Moose are browsers, feeding on buds and leaves from willow, alder, birch, aspen, fir, and other shrubs and trees. In spring, summer and fall, aquatic plants are a staple. A moose will eat 50 to 60 pounds of food per day in the height of summer.

A moose’s size does not make it dumb. Moose can prove exceedingly challenging to hunt. Their sense of smell is well developed. The nose is that long and large for good reason, so respect it and pay constant attention to what the wind is doing. Moose have very good hearing. Their eyesight is only average though, and if you get “caught” in the open, stay stock-still and you may get away with it.

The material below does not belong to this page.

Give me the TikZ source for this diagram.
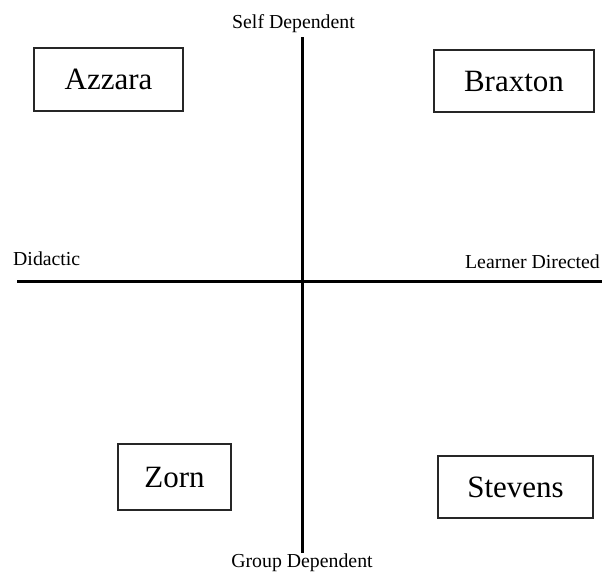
\documentclass[tikz,border=0pt]{standalone}
\usepackage{fontspec}
\setmainfont{Liberation Serif}
\begin{document}
\begin{tikzpicture}[x=1pt,y=-1pt,
  box/.style={draw=black!85, line width=1.3pt, inner sep=0pt, font=\fontsize{31}{31}\selectfont},
  axislabel/.style={inner sep=0pt, font=\fontsize{19.8}{20}\selectfont},
  axis/.style={line width=3pt, black}]
\useasboundingbox (0,0) rectangle (603,571);
% axes
\coordinate (vtop) at (302,37);
\coordinate (vbot) at (302,553);
\coordinate (hleft) at (17,281);
\coordinate (hright) at (602,281);
\draw[axis] (vtop) -- (vbot);
\draw[axis] (hleft) -- (hright);
% axis labels
\node[axislabel, anchor=base] (self) at (293.5,28) {Self Dependent};
\node[axislabel, anchor=base] (group) at (302,567) {Group Dependent};
\node[axislabel, anchor=base west] (did) at (13,265) {Didactic};
\node[axislabel, anchor=base east] (learn) at (600,268) {Learner Directed};
% boxes
\node[box, minimum width=149pt, minimum height=63pt] (azz) at (108.5,79.5) {Azzara};
\node[box, minimum width=160pt, minimum height=62pt] (bra) at (514,81) {Braxton};
\node[box, minimum width=113pt, minimum height=66pt] (zor) at (174.5,477) {Zorn};
\node[box, minimum width=155pt, minimum height=62pt] (ste) at (515.5,487) {Stevens};
\end{tikzpicture}
\end{document}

Here are some facts behind the three subspecies of moose.

Alaska-Yukon Moose

This is the largest subspecies because it is farthest north, inhabiting its namesake state and province. Bulls weigh 1,400 to 1,800 pounds, and their antlers can spread up to 72 inches. You’ll find Alaska-Yukon moose in low-lying brushlands and bogs, often along river corridors.

Canada Moose

Canada moose inhabit northern and central Canada, all the way to its east coast. This is also the moose of Minnesota, Maine, Vermont, New Hampshire and northern Michigan in the U.S. Mature Canada moose bulls weigh from 1,000 to 1,400 pounds, with antlers spreading out to 60 inches. These moose prefer lowland areas and nearby conifer forests.

Shiras Moose

The Shiras or Wyoming moose inhabits the Rocky Mountains from British Columbia down through Idaho, Montana, Wyoming, Utah and Colorado. This is our “smallest” moose, with bulls weighing 900 to 1,200 pounds and sporting antlers up to 50 inches wide. Shiras are mountain moose, but they still need wet areas. Creekbottoms, deep canyons, seeps, bogs and other moist areas are key. This knowledge can narrow your search for a moose.

Moose Hunting

Moose hunts are never easy. The vast landscape is at the root of the challenge. How do you find a bull? And with their big sensitive noses, moose don’t make the hunting easy. Moose are big, yes, but they can melt into thick cover and elude you just fine. A good moose hunting outfitter is your best bet (and sometimes your only option) for finding success. There are three top moose hunting strategies.

Moose rut in late September, and an exciting way to hunt is by calling with cow moans to attract amorous bulls. Some moose guides will also “rattle” (using tree limbs or moose scapula bones instead of lugging antlers) to simulate a moose fight and bring a curious bull in. If you want to shake in your boots, watch a truck-sized moose stomping in looking for a battle! Good moose guides know how to get under a bull’s skin and bring him in.

Spotting and stalking is effective. You’ll need some terrain to get up above the moose cover. This technique is especially good for Shiras moose, as well as in the huge expanses of wilderness that Alaska-Yukon moose call home. Use high-quality binoculars and scan a mountainside, bog area or river bottom for animals. Employ a good spotting scope too. Plan a good stalk, and pay attention to the wind.

One of the most enjoyable ways to hunt moose is to float hunt along a lake shore or river, working to spot moose in or near the water. It is a peaceful, tranquil and effective way to hunt. As with any moose hunting, though, do your best to avoid dropping a moose in the water. Taking care of a moose is hard enough work on dry land, let alone in a few feet of ice-cold lake, river or bog water.